__Task directions__:
Reproduce the material word for word; the images stay out.

__Available data__:

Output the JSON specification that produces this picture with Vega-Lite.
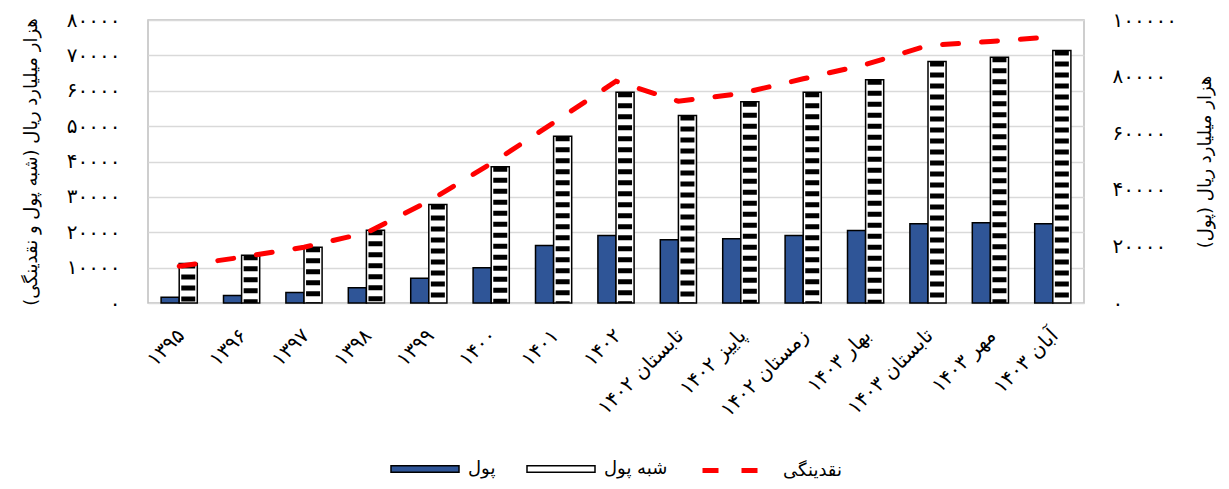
{
  "$schema": "https://vega.github.io/schema/vega-lite/v6.json",
  "width": 936,
  "height": 283,
  "autosize": "none",
  "padding": {"left": 148, "top": 20, "right": 145, "bottom": 186},
  "background": "#FFFFFF",
  "config": {
    "font": "DejaVu Sans",
    "view": {"stroke": "#BFBFBF", "strokeWidth": 1.5},
    "locale": {
      "number": {
        "decimal": ".",
        "thousands": ",",
        "grouping": [3],
        "currency": ["", ""],
        "numerals": ["۰", "۱", "۲", "۳", "۴", "۵", "۶", "۷", "۸", "۹"]
      }
    },
    "axis": {
      "labelFontSize": 20,
      "titleFontSize": 18,
      "titleFontWeight": "normal",
      "labelColor": "#000000",
      "titleColor": "#000000",
      "domain": false,
      "ticks": false
    }
  },
  "datasets": {
    "bars": [
      {"label": "۱۳۹۵", "series": "پول", "value": 1640},
      {"label": "۱۳۹۵", "series": "شبه پول", "value": 11170},
      {"label": "۱۳۹۶", "series": "پول", "value": 2120},
      {"label": "۱۳۹۶", "series": "شبه پول", "value": 13510},
      {"label": "۱۳۹۷", "series": "پول", "value": 2970},
      {"label": "۱۳۹۷", "series": "شبه پول", "value": 15770},
      {"label": "۱۳۹۸", "series": "پول", "value": 4300},
      {"label": "۱۳۹۸", "series": "شبه پول", "value": 20580},
      {"label": "۱۳۹۹", "series": "پول", "value": 7010},
      {"label": "۱۳۹۹", "series": "شبه پول", "value": 27840},
      {"label": "۱۴۰۰", "series": "پول", "value": 9950},
      {"label": "۱۴۰۰", "series": "شبه پول", "value": 38500},
      {"label": "۱۴۰۱", "series": "پول", "value": 16250},
      {"label": "۱۴۰۱", "series": "شبه پول", "value": 47150},
      {"label": "۱۴۰۲", "series": "پول", "value": 19080},
      {"label": "۱۴۰۲", "series": "شبه پول", "value": 59590},
      {"label": "تابستان ۱۴۰۲", "series": "پول", "value": 17870},
      {"label": "تابستان ۱۴۰۲", "series": "شبه پول", "value": 53000},
      {"label": "پاییز ۱۴۰۲", "series": "پول", "value": 18150},
      {"label": "پاییز ۱۴۰۲", "series": "شبه پول", "value": 56880},
      {"label": "زمستان ۱۴۰۲", "series": "پول", "value": 19080},
      {"label": "زمستان ۱۴۰۲", "series": "شبه پول", "value": 59590},
      {"label": "بهار ۱۴۰۳", "series": "پول", "value": 20490},
      {"label": "بهار ۱۴۰۳", "series": "شبه پول", "value": 63100},
      {"label": "تابستان ۱۴۰۳", "series": "پول", "value": 22390},
      {"label": "تابستان ۱۴۰۳", "series": "شبه پول", "value": 68270},
      {"label": "مهر ۱۴۰۳", "series": "پول", "value": 22670},
      {"label": "مهر ۱۴۰۳", "series": "شبه پول", "value": 69480},
      {"label": "آبان ۱۴۰۳", "series": "پول", "value": 22390},
      {"label": "آبان ۱۴۰۳", "series": "شبه پول", "value": 71380}
    ],
    "liq": [
      {"label": "۱۳۹۵", "value": 13000},
      {"label": "۱۳۹۶", "value": 16180},
      {"label": "۱۳۹۷", "value": 19720},
      {"label": "۱۳۹۸", "value": 24800},
      {"label": "۱۳۹۹", "value": 35970},
      {"label": "۱۴۰۰", "value": 49290},
      {"label": "۱۴۰۱", "value": 63700},
      {"label": "۱۴۰۲", "value": 78370},
      {"label": "تابستان ۱۴۰۲", "value": 71310},
      {"label": "پاییز ۱۴۰۲", "value": 74030},
      {"label": "زمستان ۱۴۰۲", "value": 79220},
      {"label": "بهار ۱۴۰۳", "value": 84280},
      {"label": "تابستان ۱۴۰۳", "value": 90990},
      {"label": "مهر ۱۴۰۳", "value": 92400},
      {"label": "آبان ۱۴۰۳", "value": 94060}
    ]
  },
  "encoding": {
    "x": {
      "field": "label",
      "type": "nominal",
      "sort": null,
      "scale": {"paddingInner": 0.42, "paddingOuter": 0.21},
      "axis": {"title": null, "labelAngle": -45, "labelPadding": 22, "labelOffset": -5, "grid": false}
    }
  },
  "layer": [
    {
      "data": {"name": "bars"},
      "encoding": {
        "xOffset": {"field": "series", "type": "nominal", "scale": {"domain": ["پول", "شبه پول"], "paddingInner": 0, "paddingOuter": 0}},
        "y": {
          "field": "value",
          "type": "quantitative",
          "scale": {"domain": [0, 80000], "nice": false},
          "axis": {
            "title": "هزار میلیارد ریال (شبه پول و نقدینگی)",
            "values": [0, 10000, 20000, 30000, 40000, 50000, 60000, 70000, 80000],
            "format": "d",
            "labelPadding": 28,
            "titlePadding": 26,
            "grid": true,
            "gridColor": "#D9D9D9",
            "gridWidth": 1.5
          }
        }
      },
      "layer": [
        {
          "mark": {"type": "bar", "stroke": "#000000", "strokeWidth": 1.5},
          "encoding": {
            "fill": {
              "field": "series",
              "type": "nominal",
              "scale": {"domain": ["پول", "شبه پول"], "range": ["#2F5597", "#FFFFFF"]},
              "legend": {
                "title": null,
                "orient": "none",
                "legendX": 242,
                "legendY": 414,
                "direction": "horizontal",
                "gridAlign": "each",
                "symbolType": "M-1,-0.095H1V0.095H-1Z",
                "symbolSize": 4624,
                "symbolStrokeColor": "#000000",
                "symbolStrokeWidth": 1.5,
                "symbolOpacity": 1,
                "labelFontSize": 18,
                "labelColor": "#000000",
                "labelOffset": 8,
                "columnPadding": 28
              }
            }
          }
        },
        {
          "transform": [{"filter": "datum.series === 'شبه پول'"}],
          "mark": {"type": "rule", "color": "#000000", "strokeWidth": 14, "strokeDash": [5, 6], "strokeCap": "butt"},
          "encoding": {
            "y2": {"datum": 0}
          }
        }
      ]
    },
    {
      "data": {"name": "liq"},
      "mark": {"type": "line", "strokeWidth": 5, "strokeDash": [16, 23], "strokeCap": "round"},
      "encoding": {
        "y": {
          "field": "value",
          "type": "quantitative",
          "scale": {"domain": [0, 100000], "nice": false},
          "axis": {
            "orient": "right",
            "title": "هزار میلیارد ریال (پول)",
            "values": [0, 20000, 40000, 60000, 80000, 100000],
            "format": "d",
            "labelPadding": 28,
            "titlePadding": 20,
            "titleAngle": -90,
            "titleBaseline": "top",
            "grid": false
          }
        },
        "stroke": {
          "datum": "نقدینگی",
          "scale": {"range": ["#FF0000"]},
          "legend": {
            "title": null,
            "orient": "none",
            "legendX": 552,
            "legendY": 414,
            "direction": "horizontal",
            "symbolType": "M-1,0H1",
            "symbolSize": 4624,
            "symbolStrokeWidth": 5,
            "symbolDash": [16, 23],
            "labelFontSize": 18,
            "labelColor": "#000000",
            "labelOffset": 10
          }
        }
      }
    }
  ],
  "resolve": {"scale": {"y": "independent"}, "axis": {"y": "independent"}}
}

__Exercise response__:
Output the JSON specification that produces this picture with Vega-Lite.
{
  "$schema": "https://vega.github.io/schema/vega-lite/v6.json",
  "width": 936,
  "height": 283,
  "autosize": "none",
  "padding": {"left": 148, "top": 20, "right": 145, "bottom": 186},
  "background": "#FFFFFF",
  "config": {
    "font": "DejaVu Sans",
    "view": {"stroke": "#BFBFBF", "strokeWidth": 1.5},
    "locale": {
      "number": {
        "decimal": ".",
        "thousands": ",",
        "grouping": [3],
        "currency": ["", ""],
        "numerals": ["۰", "۱", "۲", "۳", "۴", "۵", "۶", "۷", "۸", "۹"]
      }
    },
    "axis": {
      "labelFontSize": 20,
      "titleFontSize": 18,
      "titleFontWeight": "normal",
      "labelColor": "#000000",
      "titleColor": "#000000",
      "domain": false,
      "ticks": false
    }
  },
  "datasets": {
    "bars": [
      {"label": "۱۳۹۵", "series": "پول", "value": 1640},
      {"label": "۱۳۹۵", "series": "شبه پول", "value": 11170},
      {"label": "۱۳۹۶", "series": "پول", "value": 2120},
      {"label": "۱۳۹۶", "series": "شبه پول", "value": 13510},
      {"label": "۱۳۹۷", "series": "پول", "value": 2970},
      {"label": "۱۳۹۷", "series": "شبه پول", "value": 15770},
      {"label": "۱۳۹۸", "series": "پول", "value": 4300},
      {"label": "۱۳۹۸", "series": "شبه پول", "value": 20580},
      {"label": "۱۳۹۹", "series": "پول", "value": 7010},
      {"label": "۱۳۹۹", "series": "شبه پول", "value": 27840},
      {"label": "۱۴۰۰", "series": "پول", "value": 9950},
      {"label": "۱۴۰۰", "series": "شبه پول", "value": 38500},
      {"label": "۱۴۰۱", "series": "پول", "value": 16250},
      {"label": "۱۴۰۱", "series": "شبه پول", "value": 47150},
      {"label": "۱۴۰۲", "series": "پول", "value": 19080},
      {"label": "۱۴۰۲", "series": "شبه پول", "value": 59590},
      {"label": "تابستان ۱۴۰۲", "series": "پول", "value": 17870},
      {"label": "تابستان ۱۴۰۲", "series": "شبه پول", "value": 53000},
      {"label": "پاییز ۱۴۰۲", "series": "پول", "value": 18150},
      {"label": "پاییز ۱۴۰۲", "series": "شبه پول", "value": 56880},
      {"label": "زمستان ۱۴۰۲", "series": "پول", "value": 19080},
      {"label": "زمستان ۱۴۰۲", "series": "شبه پول", "value": 59590},
      {"label": "بهار ۱۴۰۳", "series": "پول", "value": 20490},
      {"label": "بهار ۱۴۰۳", "series": "شبه پول", "value": 63100},
      {"label": "تابستان ۱۴۰۳", "series": "پول", "value": 22390},
      {"label": "تابستان ۱۴۰۳", "series": "شبه پول", "value": 68270},
      {"label": "مهر ۱۴۰۳", "series": "پول", "value": 22670},
      {"label": "مهر ۱۴۰۳", "series": "شبه پول", "value": 69480},
      {"label": "آبان ۱۴۰۳", "series": "پول", "value": 22390},
      {"label": "آبان ۱۴۰۳", "series": "شبه پول", "value": 71380}
    ],
    "liq": [
      {"label": "۱۳۹۵", "value": 13000},
      {"label": "۱۳۹۶", "value": 16180},
      {"label": "۱۳۹۷", "value": 19720},
      {"label": "۱۳۹۸", "value": 24800},
      {"label": "۱۳۹۹", "value": 35970},
      {"label": "۱۴۰۰", "value": 49290},
      {"label": "۱۴۰۱", "value": 63700},
      {"label": "۱۴۰۲", "value": 78370},
      {"label": "تابستان ۱۴۰۲", "value": 71310},
      {"label": "پاییز ۱۴۰۲", "value": 74030},
      {"label": "زمستان ۱۴۰۲", "value": 79220},
      {"label": "بهار ۱۴۰۳", "value": 84280},
      {"label": "تابستان ۱۴۰۳", "value": 90990},
      {"label": "مهر ۱۴۰۳", "value": 92400},
      {"label": "آبان ۱۴۰۳", "value": 94060}
    ]
  },
  "encoding": {
    "x": {
      "field": "label",
      "type": "nominal",
      "sort": null,
      "scale": {"paddingInner": 0.42, "paddingOuter": 0.21},
      "axis": {"title": null, "labelAngle": -45, "labelPadding": 22, "labelOffset": -5, "grid": false}
    }
  },
  "layer": [
    {
      "data": {"name": "bars"},
      "encoding": {
        "xOffset": {"field": "series", "type": "nominal", "scale": {"domain": ["پول", "شبه پول"], "paddingInner": 0, "paddingOuter": 0}},
        "y": {
          "field": "value",
          "type": "quantitative",
          "scale": {"domain": [0, 80000], "nice": false},
          "axis": {
            "title": "هزار میلیارد ریال (شبه پول و نقدینگی)",
            "values": [0, 10000, 20000, 30000, 40000, 50000, 60000, 70000, 80000],
            "format": "d",
            "labelPadding": 28,
            "titlePadding": 26,
            "grid": true,
            "gridColor": "#D9D9D9",
            "gridWidth": 1.5
          }
        }
      },
      "layer": [
        {
          "mark": {"type": "bar", "stroke": "#000000", "strokeWidth": 1.5},
          "encoding": {
            "fill": {
              "field": "series",
              "type": "nominal",
              "scale": {"domain": ["پول", "شبه پول"], "range": ["#2F5597", "#FFFFFF"]},
              "legend": {
                "title": null,
                "orient": "none",
                "legendX": 242,
                "legendY": 414,
                "direction": "horizontal",
                "gridAlign": "each",
                "symbolType": "M-1,-0.095H1V0.095H-1Z",
                "symbolSize": 4624,
                "symbolStrokeColor": "#000000",
                "symbolStrokeWidth": 1.5,
                "symbolOpacity": 1,
                "labelFontSize": 18,
                "labelColor": "#000000",
                "labelOffset": 8,
                "columnPadding": 28
              }
            }
          }
        },
        {
          "transform": [{"filter": "datum.series === 'شبه پول'"}],
          "mark": {"type": "rule", "color": "#000000", "strokeWidth": 14, "strokeDash": [5, 6], "strokeCap": "butt"},
          "encoding": {
            "y2": {"datum": 0}
          }
        }
      ]
    },
    {
      "data": {"name": "liq"},
      "mark": {"type": "line", "strokeWidth": 5, "strokeDash": [16, 23], "strokeCap": "round"},
      "encoding": {
        "y": {
          "field": "value",
          "type": "quantitative",
          "scale": {"domain": [0, 100000], "nice": false},
          "axis": {
            "orient": "right",
            "title": "هزار میلیارد ریال (پول)",
            "values": [0, 20000, 40000, 60000, 80000, 100000],
            "format": "d",
            "labelPadding": 28,
            "titlePadding": 20,
            "titleAngle": -90,
            "titleBaseline": "top",
            "grid": false
          }
        },
        "stroke": {
          "datum": "نقدینگی",
          "scale": {"range": ["#FF0000"]},
          "legend": {
            "title": null,
            "orient": "none",
            "legendX": 552,
            "legendY": 414,
            "direction": "horizontal",
            "symbolType": "M-1,0H1",
            "symbolSize": 4624,
            "symbolStrokeWidth": 5,
            "symbolDash": [16, 23],
            "labelFontSize": 18,
            "labelColor": "#000000",
            "labelOffset": 10
          }
        }
      }
    }
  ],
  "resolve": {"scale": {"y": "independent"}, "axis": {"y": "independent"}}
}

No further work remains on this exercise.